Today, says American political journalist Michael Brendan Dougherty, ‘120 million Americans will choose who they don’t want to be president.’ Exactly — for all Mitt Romney and Barack Obama’s upbeat noise over the last few days, the 2012 US presidential elections have been motivated, entirely, by fear and loathing.
The key questions: Are you so fed up with Barack Obama that you can bring yourself to vote for Romney? Or do you hate the Republicans enough to vote for Obama? With all its attack ads and its mudslinging, this election has been negative populism from the start. It’s not liberalism vs conservatism; it’s anti-liberalism vs anti-conservatism.

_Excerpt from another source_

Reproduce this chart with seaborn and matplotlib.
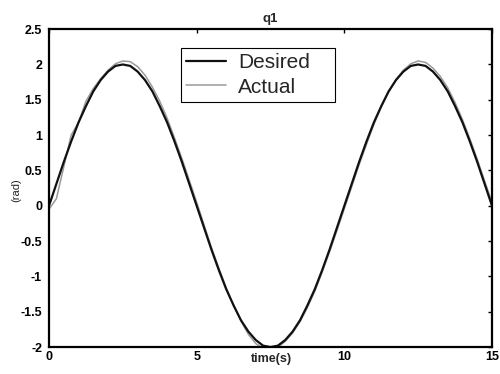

Let’s not be pious, though. Passion and ‘values’ are hugely overrated virtues. Negativity is what democracy is all about, really; and it’s much more exciting. Certainly, it’s why we non-Americans are so interested in tonight’s result. Most of the Brits cheering for Mitt Romney don’t actually want him to be president. They are just eager for a repeat of the glorious night of schadenfreude in 2004, when the smug libs prematurely celebrated a John Kerry victory, only to spend the next day weeping in public as Dubya triumphed again.
Equally, those trendy Islington couples who are tonight hosting election parties might convince themselves that, in cheering on Obama, they are rooting for progress — but really they are getting together to have a good hate about stupid rightwing Americans. Bring it on.